Throughout my adult life, I’ve tried tracking various metrics in the hope that I’ll develop insights that are not just interesting, but useful.

Sometimes this works out really well. I have been tracking my net worth and various other financial metrics for most of my adult life, and have a very satisfying chart that shows how my situation has improved over time (despite a lot of volatility).

A lot of the time these exercises end up not being useful at all. In particular, there are countless times when I’ve tried systems for getting insights into my moods and emotions, often with an eye to identifying actions/environments that are conducive to thriving. With these experiments, it feels like very little has stuck.

I’ve worked out various things, but these have been more through organic observation and “anecdata” rather than actual data. For instance, I’ve come to realise that my moods and emotions are often driven by “hardware” rather than “software” issues.

For example:

  • Bad sleep often translates to bad mood.
  • Drinking a lot of alcohol might have a day-after effect, but the impact for me extends to the following week or two – I just don’t adapt to stress as well.
  • When I’m in a bad mood, it’s often because I’m thirsty or hungry or need to get some movement.

Usually the “software” stuff (ie, what I’m thinking) is correlated, but often a lagging indicator rather than causal. If I’m in a bad mood, I can come up with all sorts of complex reasons: things that are wrong with myself and my life and the world in general that justify feeling shitty.

But most of the time, the software is just creating a complex narrative that, when I’m my better self, I would easily counter. (It’s rationalisations all the way down!)

Having said this, there are two phone apps that I’ve used in the past year or so that have been very useful. They’ve helped me collect data and develop some very useful insight and self-knowledge. They are Daylio and How We Feel.

The funny thing is, both of them allow you to track your emotional state, and other factors that might influence your state. However, the primary value I’ve gained is that they have been easy ways to consistently track my state, and come to some insights that I hadn’t come to before.

Daylio

With Daylio, you basically track your mood each day. Ideally, you complete a check-in at the end of the day, and make a global assessment of how the day felt. (Along with ticking off various other things that you may have done over the day.)

Daylio is the first tracker I’ve used that I’ve enjoyed using enough to actually track my moods on a consistent basis, over the course of several months.

The big insight that Daylio gave to me was that I’m quite happy most of the time!!!

This was contrary to my own self-perception. Part of my self-identity was that I was quite curmudgeonly most of the time. I can present as opposite, but I often think of myself as having a much lower baseline of happiness than most people.

It turns out, that wasn’t quite right. Most of the time I’m a good 4 out of 5.

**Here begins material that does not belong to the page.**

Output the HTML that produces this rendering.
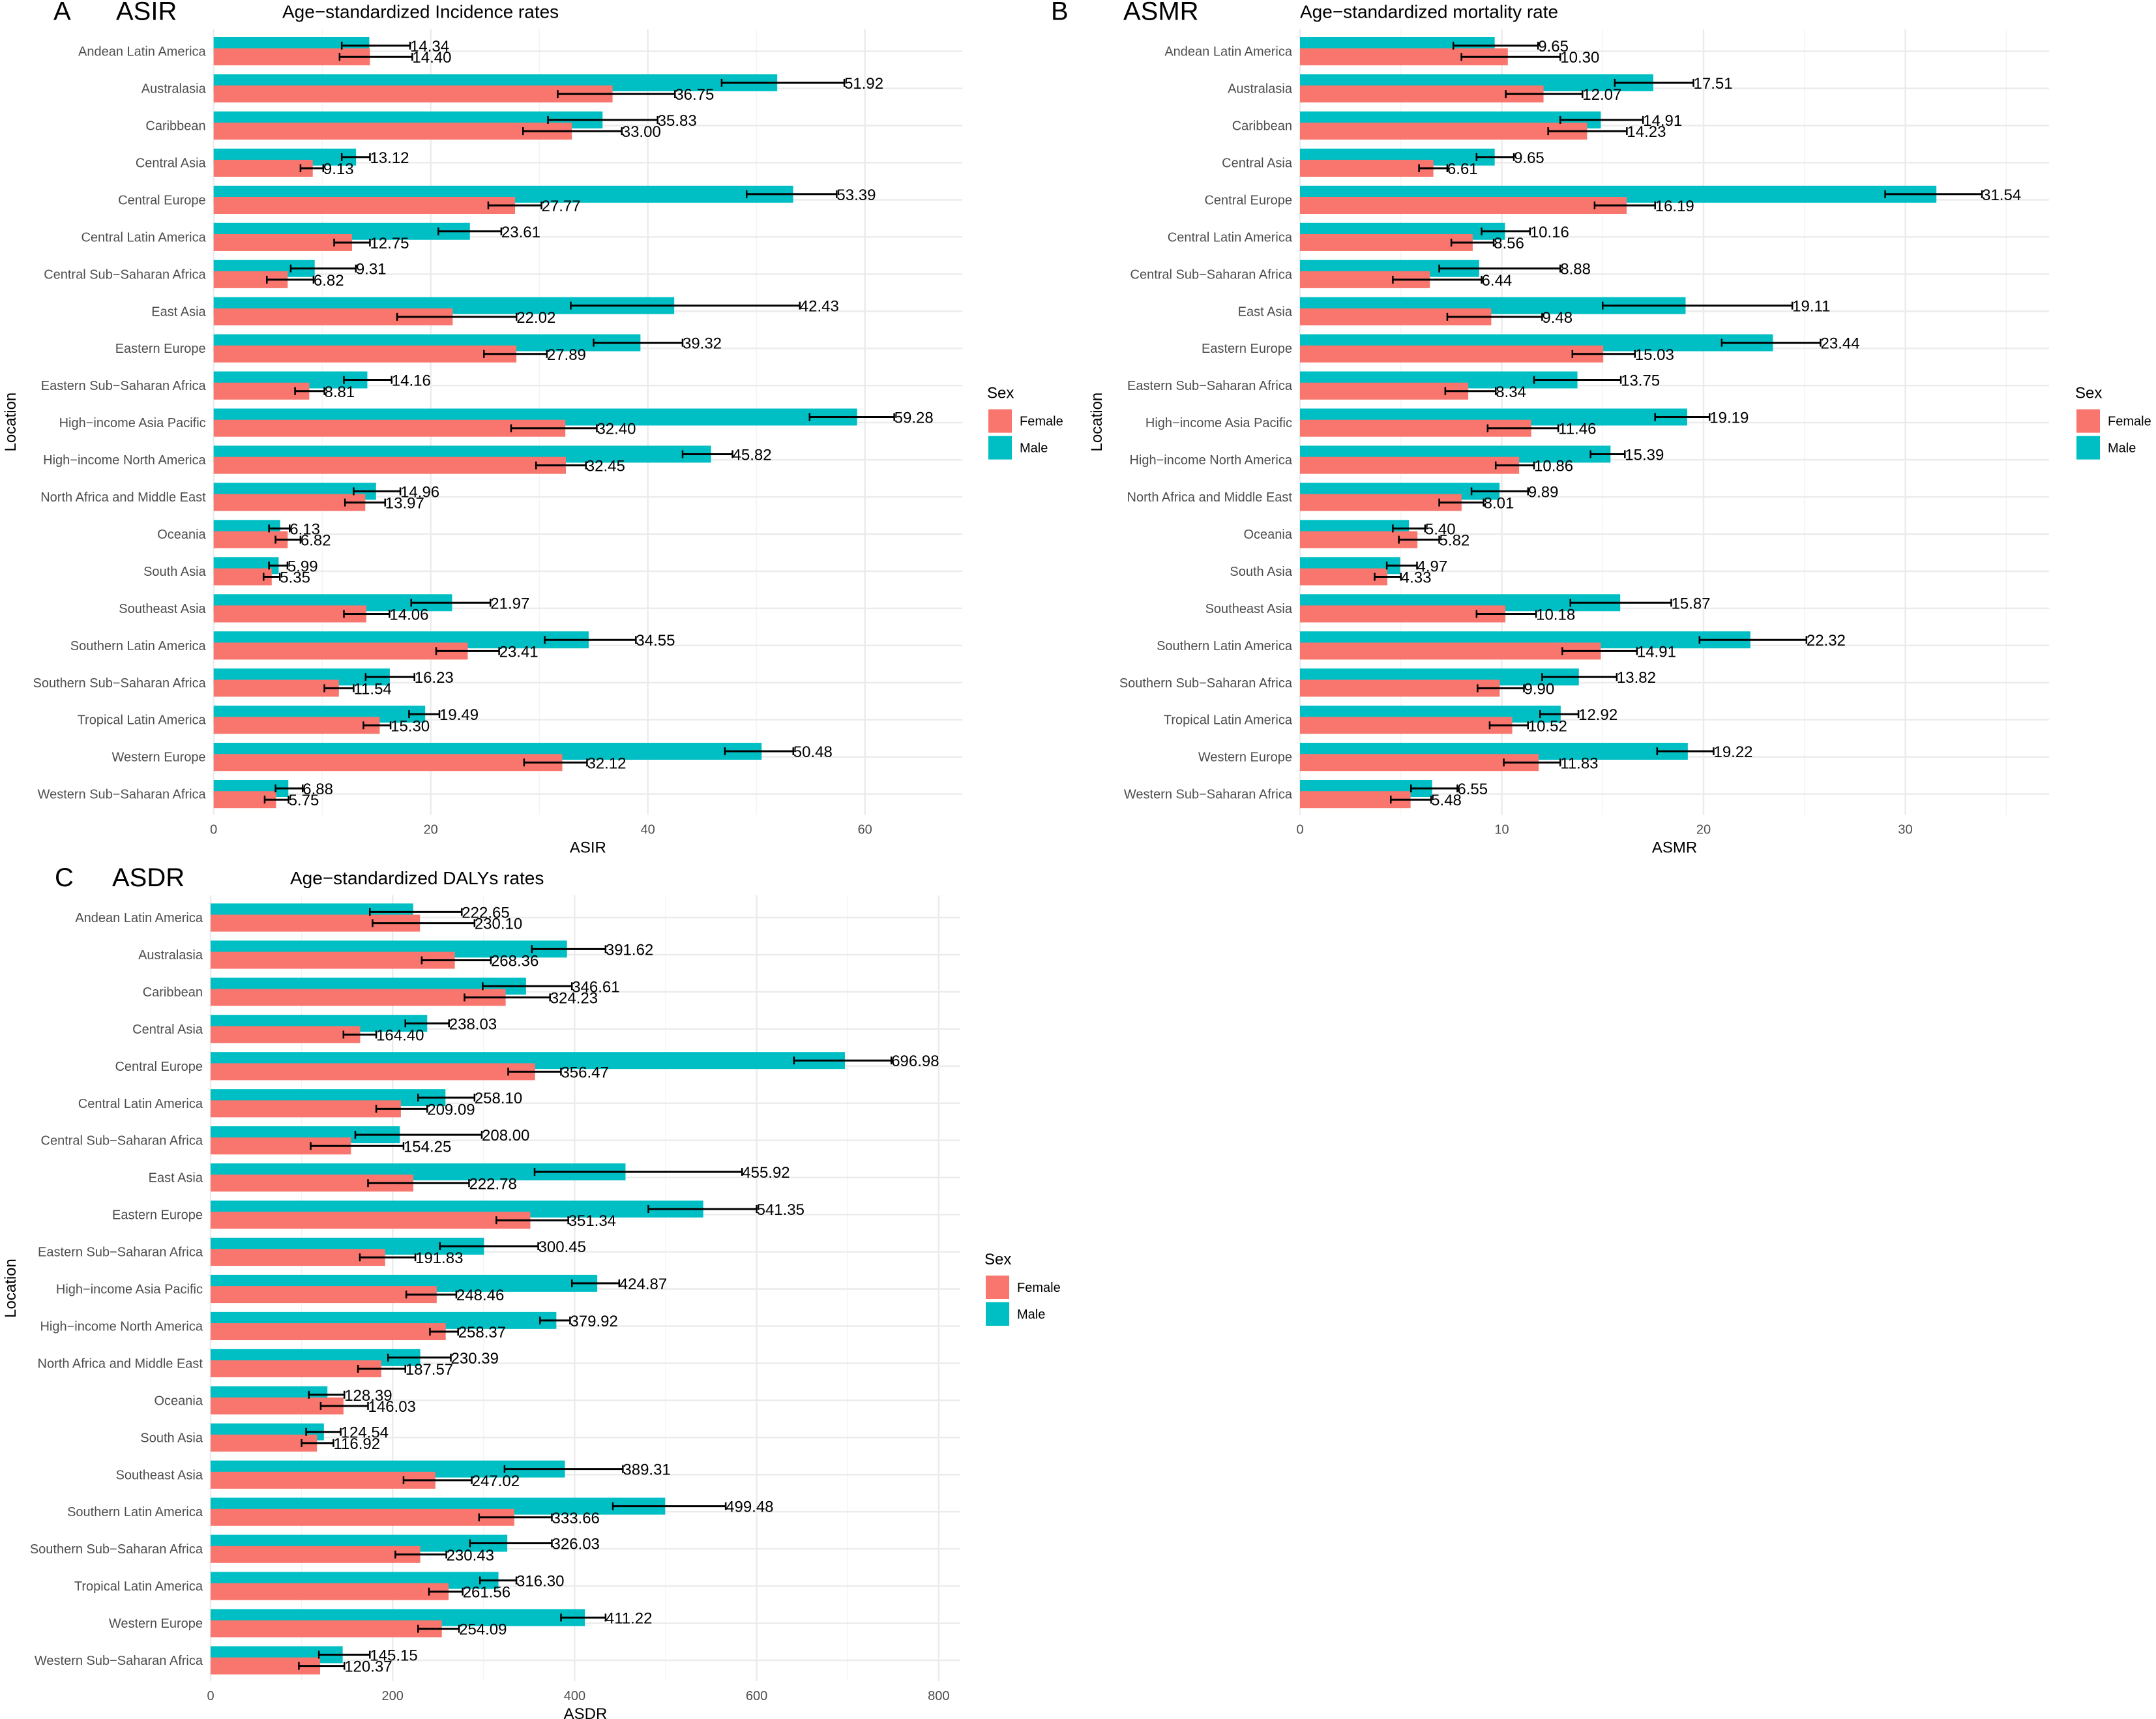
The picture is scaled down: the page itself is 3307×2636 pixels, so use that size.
<!DOCTYPE html>
<html><head><meta charset="utf-8"><style>
html,body{margin:0;padding:0;background:#fff;}
svg{display:block;font-family:"Liberation Sans",Arial,sans-serif;}
</style></head><body>
<svg id="chart" width="3307" height="2636" viewBox="0 0 3307 2636" xmlns="http://www.w3.org/2000/svg"></svg>
<script>
const categories = ["Andean Latin America","Australasia","Caribbean","Central Asia","Central Europe","Central Latin America","Central Sub\u2212Saharan Africa","East Asia","Eastern Europe","Eastern Sub\u2212Saharan Africa","High\u2212income Asia Pacific","High\u2212income North America","North Africa and Middle East","Oceania","South Asia","Southeast Asia","Southern Latin America","Southern Sub\u2212Saharan Africa","Tropical Latin America","Western Europe","Western Sub\u2212Saharan Africa"];

const asirMale = [14.34,51.92,35.83,13.12,53.39,23.61,9.31,42.43,39.32,14.16,59.28,45.82,14.96,6.13,5.99,21.97,34.55,16.23,19.49,50.48,6.88];
const asirFemale = [14.40,36.75,33.00,9.13,27.77,12.75,6.82,22.02,27.89,8.81,32.40,32.45,13.97,6.82,5.35,14.06,23.41,11.54,15.30,32.12,5.75];
const asirMaleLo = [11.8,46.8,30.8,11.8,49.1,20.7,7.1,32.9,35.0,12.0,54.9,43.2,12.9,5.1,5.1,18.2,30.5,14.0,18.0,47.1,5.7];
const asirMaleHi = [18.1,58.1,40.9,14.4,57.4,26.5,13.1,54.0,43.2,16.4,62.7,47.8,17.2,7.0,6.8,25.5,38.9,18.5,20.8,53.4,8.2];
const asirFemaleLo = [11.6,31.7,28.5,8.0,25.3,11.1,4.9,16.9,24.9,7.5,27.4,29.7,12.1,5.7,4.6,12.0,20.5,10.2,13.8,28.6,4.7];
const asirFemaleHi = [18.3,42.5,37.6,10.1,30.2,14.4,9.2,27.9,30.7,10.2,35.3,34.3,15.8,8.0,6.1,16.2,26.3,12.9,16.3,34.4,6.9];

const asmrMale = [9.65,17.51,14.91,9.65,31.54,10.16,8.88,19.11,23.44,13.75,19.19,15.39,9.89,5.40,4.97,15.87,22.32,13.82,12.92,19.22,6.55];
const asmrFemale = [10.30,12.07,14.23,6.61,16.19,8.56,6.44,9.48,15.03,8.34,11.46,10.86,8.01,5.82,4.33,10.18,14.91,9.90,10.52,11.83,5.48];
const asmrMaleLo = [7.6,15.6,12.9,8.75,29.0,9.0,6.9,15.0,20.9,11.6,17.6,14.4,8.5,4.6,4.3,13.4,19.8,12.0,11.9,17.7,5.5];
const asmrMaleHi = [11.8,19.5,17.0,10.6,33.8,11.4,12.9,24.4,25.8,15.9,20.3,16.1,11.3,6.2,5.8,18.4,25.1,15.7,13.8,20.5,7.8];
const asmrFemaleLo = [8.0,10.2,12.3,5.9,14.6,7.5,4.6,7.3,13.5,7.2,9.3,9.7,6.9,4.9,3.7,8.75,13.0,8.8,9.4,10.1,4.5];
const asmrFemaleHi = [12.9,14.0,16.2,7.3,17.6,9.6,9.0,12.0,16.6,9.7,12.8,11.6,9.1,6.9,5.0,11.7,16.7,11.1,11.3,12.9,6.5];

const asdrMale = [222.65,391.62,346.61,238.03,696.98,258.10,208.00,455.92,541.35,300.45,424.87,379.92,230.39,128.39,124.54,389.31,499.48,326.03,316.30,411.22,145.15];
const asdrFemale = [230.10,268.36,324.23,164.40,356.47,209.09,154.25,222.78,351.34,191.83,248.46,258.37,187.57,146.03,116.92,247.02,333.66,230.43,261.56,254.09,120.37];
const asdrMaleLo = [175,353,299,214,641,228,159,356,481,252,397,362,195,108,105,323,442,285,296,385,119];
const asdrMaleHi = [276,434,397,262,748,290,298,584,600,360,449,395,264,147,143,453,566,375,336,434,175];
const asdrFemaleLo = [178,232,279,146,327,182,110,173,314,164,215,241,162,121,100,212,295,203,240,228,97];
const asdrFemaleHi = [290,308,373,182,385,238,212,284,393,225,270,272,214,173,135,287,375,259,277,273,147];

const asirTicks = [0,20,40,60];
const asmrTicks = [0,10,20,30];
const asdrTicks = [0,200,400,600,800];

const svg = document.getElementById('chart');
const NS = 'http://www.w3.org/2000/svg';
function mk(tag, attrs, parent){const e=document.createElementNS(NS,tag);for(const k in attrs)e.setAttribute(k,attrs[k]);(parent||svg).appendChild(e);return e;}

function drawPanel(p){
  const g = mk('g',{});
  
  
  const xs = v => p.x0 + v * p.k;
  const rowY = i => p.y0 + i * 56.95;
  const top = p.y0 - 34, bottom = p.y0 + 20*56.95 + 32;
  for (let v = p.minor; xs(v) <= p.right; v += p.major) {
    const l = mk('line',{x1:xs(v),x2:xs(v),y1:top,y2:bottom,stroke:'#f2f2f2','stroke-width':1.2},g);
    
    
  }
  for (let v = 0; xs(v) <= p.right; v += p.major) {
    const l = mk('line',{x1:xs(v),x2:xs(v),y1:top,y2:bottom,stroke:'#ebebeb','stroke-width':2.4},g);
    
    
  }
  categories.forEach((c,i)=>{
    const l = mk('line',{x1:p.x0,x2:p.right,y1:rowY(i),y2:rowY(i),stroke:'#ebebeb','stroke-width':2.4},g);
    
    
  });
  categories.forEach((c,i)=>{
    const cy = rowY(i);
    const bm = mk('rect',{x:p.x0,y:cy-21.6,width:Math.max(0,xs(p.male[i])-p.x0),height:26,fill:'#00BFC4'},g);
    
    
    const bf = mk('rect',{x:p.x0,y:cy-4.4,width:Math.max(0,xs(p.female[i])-p.x0),height:26,fill:'#F8766D'},g);
    
    
  });
  categories.forEach((c,i)=>{
    const cy = rowY(i);
    [[p.maleLo[i],p.maleHi[i],p.male[i],cy-8.6],[p.femaleLo[i],p.femaleHi[i],p.female[i],cy+8.6]].forEach(([lo,hi,v,y])=>{
      const eg = mk('g',{stroke:'#000','stroke-width':3},g);
      
      
      mk('line',{x1:xs(lo),x2:xs(hi),y1:y,y2:y},eg);
      mk('line',{x1:xs(lo),x2:xs(lo),y1:y-6,y2:y+6,'stroke-width':2.5},eg);
      mk('line',{x1:xs(hi),x2:xs(hi),y1:y-6,y2:y+6,'stroke-width':2.5},eg);
      const t = mk('text',{x:xs(hi),y:y+9,'font-size':24,fill:'#000'},g);
      t.textContent = v.toFixed(2);
      
      
    });
    const lab = mk('text',{x:p.x0-12,y:cy+7,'font-size':20,fill:'#4d4d4d','text-anchor':'end'},g);
    lab.textContent = c;
    
    
  });
  p.ticks.forEach(v=>{
    const t = mk('text',{x:xs(v),y:bottom+29,'font-size':20,fill:'#4d4d4d','text-anchor':'middle'},g);
    t.textContent = v;
    
    
  });
  const xt = mk('text',{x:(p.x0+p.right)/2,y:bottom+58,'font-size':24,fill:'#000','text-anchor':'middle'},g);
  xt.textContent = p.axis;
  
  
  const yt = mk('text',{x:0,y:0,'font-size':24,fill:'#000','text-anchor':'middle',transform:`translate(${p.locX},${(top+bottom)/2}) rotate(-90)`},g);
  yt.textContent = 'Location';
  
  
  const tl = mk('text',{x:p.letterX,y:p.y0-48,'font-size':40,fill:'#000'},g);
  tl.textContent = p.letter;
  
  
  const ta = mk('text',{x:p.abbrX,y:p.y0-48,'font-size':40,fill:'#000'},g);
  ta.textContent = p.axis;
  
  
  const tt = mk('text',{x:p.titleX,y:p.y0-51,'font-size':28,fill:'#000'},g);
  tt.textContent = p.title;
  
  
  const lg = mk('g',{},g);
  
  
  const ly = p.y0 + 524;
  const st = mk('text',{x:p.legX,y:ly+8,'font-size':24,fill:'#000'},lg);
  st.textContent = 'Sex';
  
  
  [['Female','#F8766D',ly+25],['Male','#00BFC4',ly+66]].forEach(([n,col,y])=>{
    const r = mk('rect',{x:p.legX+2,y:y,width:36,height:36,fill:col},lg);
    
    
    const t = mk('text',{x:p.legX+50,y:y+25,'font-size':20,fill:'#000'},lg);
    t.textContent = n;
    
    
  });
}

drawPanel({id:'asir',letter:'A',axis:'ASIR',title:'Age\u2212standardized Incidence rates',x0:327.7,k:16.65,right:1476,major:20,minor:10,y0:78.6,ticks:asirTicks,
  male:asirMale,female:asirFemale,maleLo:asirMaleLo,maleHi:asirMaleHi,femaleLo:asirFemaleLo,femaleHi:asirFemaleHi,
  locX:24,letterX:82,abbrX:178,titleX:433,legX:1514});
drawPanel({id:'asmr',letter:'B',axis:'ASMR',title:'Age\u2212standardized mortality rate',x0:1994,k:30.95,right:3143,major:10,minor:5,y0:78.6,ticks:asmrTicks,
  male:asmrMale,female:asmrFemale,maleLo:asmrMaleLo,maleHi:asmrMaleHi,femaleLo:asmrFemaleLo,femaleHi:asmrFemaleHi,
  locX:1690,letterX:1612,abbrX:1723,titleX:1994,legX:3183});
drawPanel({id:'asdr',letter:'C',axis:'ASDR',title:'Age\u2212standardized DALYs rates',x0:323,k:1.396,right:1473,major:200,minor:100,y0:1407,ticks:asdrTicks,
  male:asdrMale,female:asdrFemale,maleLo:asdrMaleLo,maleHi:asdrMaleHi,femaleLo:asdrFemaleLo,femaleHi:asdrFemaleHi,
  locX:24,letterX:84,abbrX:172,titleX:445,legX:1510});
</script>
</body></html>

There were (and are) times when this changes, almost always for the worst. This can happen over extended periods of time. However, tracking my emotional climate with Daylio made me realise that this was not the norm, and that no matter how dark I was at any given point in time, I always seem to spring back to my baseline of feeling pretty good.

This has been very cheering!

How We Feel

How We Feel is a different type of tracker. It is different from Daylio in two big respects:

  • it encourages you to check-in regularly over the course of the day; and
  • instead of tracking your general mood on a 1-5 scale, it allows for a lot more specificity about how you’re feeling. After noting how you feel across a quadrant from low-to-high energy versus low-to-high level of pleasantness, you then scroll through a grid of many different, specific emotional states.

The main thing I get from using How We Feel is an appreciation of just how fleeting and passing my emotions are.

Suffering some sense of existential crisis? That’s no good. But I’ll almost certainly feel completely different in an hour or so.

That day that you look back on and rate as being terrible, horrible, no good, and very bad? Somehow there were moments when you felt alive!!!

Using the app regularly (which is delightful), I’ve probably improved my emotional vocabulary significantly. I’ve also come to appreciate how rich my emotional climate is, and how it could be extended further by looking at the emotions I rarely seem to experience but that are available to me.

However, the profound, transformative insight I got from using this app over an extended period of time is that emotions really can be fleeting.

I’ve always understood this, at an intellectual level. But seeing the evidence mount, and seeing the data showing how it happens day after day, has made me “know” this at a deeper level.

The data from Daylio and How We Feel has shown me something profound: not only do I bounce back from difficult moments, but I’m actually thriving most of the time. It turns out I’ve been a happy person all along - I just needed some apps to prove it to myself.